Before diving into the architecture, it’s crucial to understand that Rhea is a complete AMQP 1.0 library, not merely a client. This distinction is fundamental - Rhea implements both sides of the AMQP protocol and can act as either a client or a server (broker). This dual nature sets it apart from many other implementations that limit themselves to the client role.

The Layered Architecture: A Well-Orchestrated Symphony

Rhea’s architecture can be visualized as a layered structure where each level has well-defined responsibilities and communicates with others through clear interfaces. This organization resembles a symphony orchestra, where each section of instruments contributes to the overall harmony.

graph TB subgraph "Application Layer" APP[Application] end subgraph "Rhea Core" CONT[Container] CONN[Connection] SESS[Session] LINK[Link - Sender/Receiver] end subgraph "Protocol Layer" TRANS[Transport] SASL[SASL] FRAMES[Frame Handler] end subgraph "Network Layer" SOCK[Socket - TCP/TLS/WebSocket] end APP --> CONT CONT --> CONN CONN --> SESS SESS --> LINK CONN --> TRANS TRANS --> SASL SASL --> FRAMES FRAMES --> SOCK style APP fill:#e3f2fd style CONT fill:#bbdefb style CONN fill:#90caf9 style SESS fill:#64b5f6 style LINK fill:#42a5f5 style TRANS fill:#fff3e0 style SASL fill:#ffe0b2 style FRAMES fill:#ffcc80 style SOCK fill:#e8f5e9

The Container: The Orchestra Conductor

At the top of the architecture, we find the Container, which is not simply a container in the traditional sense, but rather the orchestra conductor coordinating all components. The Container manages the lifecycle of connections, propagates events, and provides a unified access point for the application.

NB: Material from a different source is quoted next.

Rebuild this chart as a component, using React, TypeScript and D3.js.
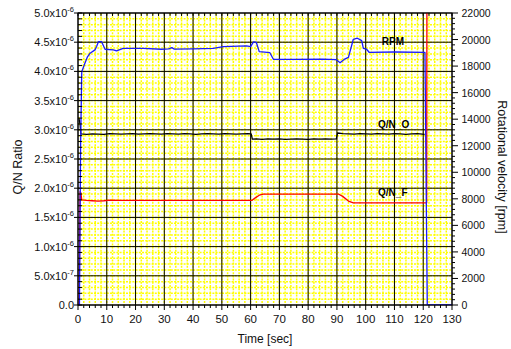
import * as d3 from 'd3';
import React, { useEffect, useRef } from 'react';

// Q/N ratio (x1e-6) and rotor speed over time
const rpmTime = [0, 0.5, 0.9, 1.3, 2.4, 3.3, 4.2, 5.9, 6.5, 7.1, 8.2, 9.4, 12.3, 13.4, 15.7, 22.7, 29, 31.5, 32.6, 33.5, 40, 47, 50.5, 58.6, 60, 61, 62, 63, 66.7, 67.9, 75, 85, 89.8, 91.1, 92.5, 94, 95.7, 97.1, 98.6, 99.2, 100.3, 101.2, 110, 120.6, 121.4, 130];
const rpmValue = [0, 0, 12000, 17580, 18210, 18700, 18970, 19220, 19500, 19840, 19840, 19270, 19220, 19140, 19340, 19340, 19270, 19300, 19390, 19280, 19300, 19340, 19470, 19520, 19470, 19820, 19780, 19090, 19010, 18510, 18500, 18520, 18480, 18260, 18500, 18660, 20020, 20100, 19920, 19340, 19270, 19040, 19060, 19040, 0, 0];

const qnoTime = [0.3, 0.7, 1.0, 3, 5, 7, 9, 11, 13, 15, 17, 19, 21, 23, 25, 27, 29, 31, 33, 35, 37, 39, 41, 43, 45, 47, 49, 51, 53, 55, 57, 59, 60.2, 60.6, 62, 64, 66, 68, 70, 72, 74, 76, 78, 80, 82, 84, 86, 88, 89.8, 90.2, 92, 94, 96, 98, 100, 102, 104, 106, 108, 110, 112, 114, 116, 118, 120.5];
const qnoValue = [3.2, 3.1, 2.93, 2.92, 2.93, 2.925, 2.92, 2.935, 2.93, 2.925, 2.93, 2.935, 2.925, 2.93, 2.935, 2.93, 2.925, 2.935, 2.93, 2.925, 2.935, 2.93, 2.92, 2.93, 2.935, 2.93, 2.925, 2.935, 2.93, 2.925, 2.93, 2.935, 2.93, 2.84, 2.845, 2.835, 2.845, 2.84, 2.845, 2.835, 2.84, 2.845, 2.84, 2.835, 2.845, 2.84, 2.845, 2.84, 2.845, 2.945, 2.935, 2.93, 2.925, 2.935, 2.93, 2.925, 2.935, 2.93, 2.925, 2.935, 2.93, 2.92, 2.93, 2.935, 2.92];

const qnfTime = [0.4, 0.7, 1.0, 1.3, 3, 5, 7, 9, 11, 15, 30, 45, 60.4, 61.5, 63, 64.4, 75, 90.5, 92, 94, 95.7, 110, 121.2, 121.3];
const qnfValue = [0, 1.94, 1.92, 1.8, 1.79, 1.785, 1.78, 1.785, 1.795, 1.793, 1.79, 1.79, 1.79, 1.83, 1.88, 1.9, 1.9, 1.9, 1.86, 1.78, 1.75, 1.75, 1.75, 6];

const xTicks = [0, 10, 20, 30, 40, 50, 60, 70, 80, 90, 100, 110, 120, 130];
const leftTicks = [0, 0.5, 1.0, 1.5, 2.0, 2.5, 3.0, 3.5, 4.0, 4.5, 5.0];
const leftTickText = ['0.0', '5.0x10', '1.0x10', '1.5x10', '2.0x10', '2.5x10', '3.0x10', '3.5x10', '4.0x10', '4.5x10', '5.0x10'];
const leftTickExp = ['', '-7', '-6', '-6', '-6', '-6', '-6', '-6', '-6', '-6', '-6'];
const rightTicks = [0, 2000, 4000, 6000, 8000, 10000, 12000, 14000, 16000, 18000, 20000, 22000];

const seriesLabels = [
    { text: 'RPM', t: 105.6, value: 19590, axis: 'right' },
    { text: 'Q/N_O', t: 104.3, value: 3.026, axis: 'left' },
    { text: 'Q/N_F', t: 104.3, value: 1.866, axis: 'left' },
];

const W = 511, H = 349;
const plot = { left: 78, right: 452, top: 13, bottom: 305 };
const font = '"Liberation Sans", Arial, sans-serif';

export default function App() {
    const svgRef = useRef<SVGSVGElement>(null);

    useEffect(() => {
        const svg = d3.select(svgRef.current);
        svg.selectAll('*').remove();

        const x = d3.scaleLinear().domain([0, 130]).range([plot.left, plot.right]);
        const yL = d3.scaleLinear().domain([0, 5]).range([plot.bottom, plot.top]);
        const yR = d3.scaleLinear().domain([0, 22000]).range([plot.bottom, plot.top]);

        svg.append('defs').append('clipPath').attr('id', 'plotclip')
            .append('rect')
            .attr('x', plot.left).attr('y', plot.top)
            .attr('width', plot.right - plot.left).attr('height', plot.bottom - plot.top);

        // yellow dotted minor mesh
        const mesh = svg.append('g').attr('stroke', '#ffff00').attr('stroke-width', 1.5).attr('stroke-dasharray', '2,1.2');
        mesh.selectAll('line.mx').data(d3.range(1, 65).map(i => i * 2)).enter().append('line')
            .attr('x1', d => x(d)).attr('x2', d => x(d)).attr('y1', plot.top).attr('y2', plot.bottom);
        mesh.selectAll('line.my').data(d3.range(1, 50).map(i => i * 0.1)).enter().append('line')
            .attr('y1', d => yL(d)).attr('y2', d => yL(d)).attr('x1', plot.left).attr('x2', plot.right);

        // major grid
        const grid = svg.append('g').attr('stroke', '#000').attr('stroke-width', 1);
        grid.selectAll('line.gx').data(xTicks).enter().append('line')
            .attr('x1', d => x(d)).attr('x2', d => x(d)).attr('y1', plot.top).attr('y2', plot.bottom);
        grid.selectAll('line.gy').data(leftTicks).enter().append('line')
            .attr('y1', d => yL(d)).attr('y2', d => yL(d)).attr('x1', plot.left).attr('x2', plot.right);

        // series
        const lines = svg.append('g').attr('clip-path', 'url(#plotclip)').attr('fill', 'none')
            .attr('stroke-width', 1.3).attr('stroke-linejoin', 'round');
        const lineL = d3.line<number>().x((d, i) => 0).y(d => 0);
        const path = (ts: number[], vs: number[], y: d3.ScaleLinear<number, number>) =>
            d3.line<number>().x((d, i) => x(ts[i])).y(d => y(d))(vs);
        lines.append('path').attr('stroke', '#000').attr('d', path(qnoTime, qnoValue, yL));
        lines.append('path').attr('stroke', '#ff0000').attr('d', path(qnfTime, qnfValue, yL));
        lines.append('path').attr('stroke', '#1a1aff').attr('d', path(rpmTime, rpmValue, yR));

        // frame + ticks
        const ax = svg.append('g').attr('stroke', '#000').attr('stroke-width', 1);
        ax.append('rect').attr('x', plot.left).attr('y', plot.top)
            .attr('width', plot.right - plot.left).attr('height', plot.bottom - plot.top).attr('fill', 'none');
        const xMinor = d3.range(0, 66).map(i => i * 2);
        ax.selectAll('line.bt').data(xMinor).enter().append('line')
            .attr('x1', d => x(d)).attr('x2', d => x(d))
            .attr('y1', plot.bottom).attr('y2', d => plot.bottom + (d % 10 === 0 ? 5 : 3));
        ax.selectAll('line.tt').data(xMinor).enter().append('line')
            .attr('x1', d => x(d)).attr('x2', d => x(d))
            .attr('y1', plot.top).attr('y2', plot.top + 3);
        const yMinor = d3.range(0, 51).map(i => i * 0.1);
        ax.selectAll('line.lt').data(yMinor).enter().append('line')
            .attr('y1', d => yL(d)).attr('y2', d => yL(d))
            .attr('x1', plot.left).attr('x2', plot.left + 4);
        ax.selectAll('line.lm').data(leftTicks).enter().append('line')
            .attr('y1', d => yL(d)).attr('y2', d => yL(d))
            .attr('x1', plot.left - 4).attr('x2', plot.left);
        const rMinor = d3.range(0, 56).map(i => i * 400);
        ax.selectAll('line.rt').data(rMinor).enter().append('line')
            .attr('y1', d => yR(d)).attr('y2', d => yR(d))
            .attr('x1', plot.right).attr('x2', d => plot.right + (d % 2000 === 0 ? 6 : 3));

        // tick labels
        const txt = svg.append('g').attr('font-family', font).attr('fill', '#111');
        txt.selectAll('text.xl').data(xTicks).enter().append('text')
            .attr('x', d => x(d)).attr('y', plot.bottom + 18)
            .attr('text-anchor', 'middle').attr('font-size', 11.5).text(d => d);
        const lt = txt.selectAll('text.yl').data(leftTicks).enter().append('text')
            .attr('x', plot.left - 4).attr('y', d => yL(d) + 4)
            .attr('text-anchor', 'end').attr('font-size', 11);
        lt.append('tspan').text((d, i) => leftTickText[i]);
        lt.append('tspan').attr('dy', -5).attr('font-size', 7.5).text((d, i) => leftTickExp[i]);
        txt.selectAll('text.yr').data(rightTicks).enter().append('text')
            .attr('x', plot.right + 9.5).attr('y', d => yR(d) + 4)
            .attr('font-size', 10.5).text(d => d);

        // axis titles
        txt.append('text').attr('x', 265).attr('y', 343).attr('text-anchor', 'middle')
            .attr('font-size', 12).text('Time [sec]');
        txt.append('text').attr('transform', 'translate(22,167) rotate(-90)').attr('text-anchor', 'middle')
            .attr('font-size', 12.5).text('Q/N Ratio');
        txt.append('text').attr('transform', 'translate(498,167) rotate(90)').attr('text-anchor', 'middle')
            .attr('font-size', 12.5).text('Rotational velocity [rpm]');

        // series annotations
        txt.selectAll('text.sl').data(seriesLabels).enter().append('text')
            .attr('x', d => x(d.t)).attr('y', d => (d.axis === 'left' ? yL(d.value) : yR(d.value)))
            .attr('font-size', 10).attr('font-weight', 'bold').attr('fill', '#000').text(d => d.text);
    }, []);

    return (
        <div style={{ position: 'absolute', left: 0, top: 0 }}>
            <svg ref={svgRef} width={W} height={H} style={{ display: 'block', background: '#fff' }} />
        </div>
    );
}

The beauty of the Container’s design lies in its apparent simplicity. When an application creates a Container, it’s essentially creating an isolated environment for its AMQP communications. This isolation allows having multiple instances with different configurations within the same application - particularly useful in complex scenarios.

Client Mode

// Rhea as AMQP client
const container = require('rhea');
const connection = container.connect({
  host: 'broker.example.com',
  port: 5672,
});

Server Mode

// Rhea as AMQP server (mini-broker)
const container = require('rhea');
const server = container.listen({
  port: 5672,
});

server.on('connection', function (context) {
  // Handle incoming connections
});

The Connection: The Beating Heart

If the Container is the conductor, the Connection is certainly the beating heart of the system. Each Connection represents a communication channel with an AMQP broker and manages crucial aspects like protocol negotiation, heartbeat to keep the connection alive, and error handling.

stateDiagram-v2 [*] --> Disconnected Disconnected --> Connecting: connect() Connecting --> Connected: connection established Connected --> Closing: close() Connected --> Disconnected: network error Closing --> Disconnected: closed Connected --> Connected: heartbeat state Connected { [*] --> Active Active --> Idle: no activity Idle --> Active: message/heartbeat }

The connection state management is particularly sophisticated. Rhea implements an automatic reconnection mechanism that can be configured with exponential backoff strategies. This means that in case of disconnection, the library will attempt to reestablish the connection with increasing intervals, avoiding system overload with too frequent attempts.

Sessions: Virtual Communication Channels

Within each Connection, Rhea allows creating multiple Sessions. This concept, which might seem abstract initially, becomes clear when thinking of Sessions as virtual channels within the main tunnel represented by the Connection. Each Session maintains its own state and can handle multiple operations in parallel.

Flow management at the Session level is one of Rhea’s most elegant aspects. The library implements a windowing system that controls how many messages can be in transit simultaneously, preventing overload situations.

sequenceDiagram participant App participant Session participant Transport participant Network App->>Session: send(message) Session->>Session: check window Session->>Transport: transfer frame Transport->>Network: encoded frame Network-->>Transport: flow control Transport-->>Session: update window Session-->>App: delivery confirmation

Links represent the abstraction level closest to the application for sending and receiving messages. Each Link is associated with a Session and can be configured as either a Sender or a Receiver. The distinction is not just semantic but involves substantial behavioral differences.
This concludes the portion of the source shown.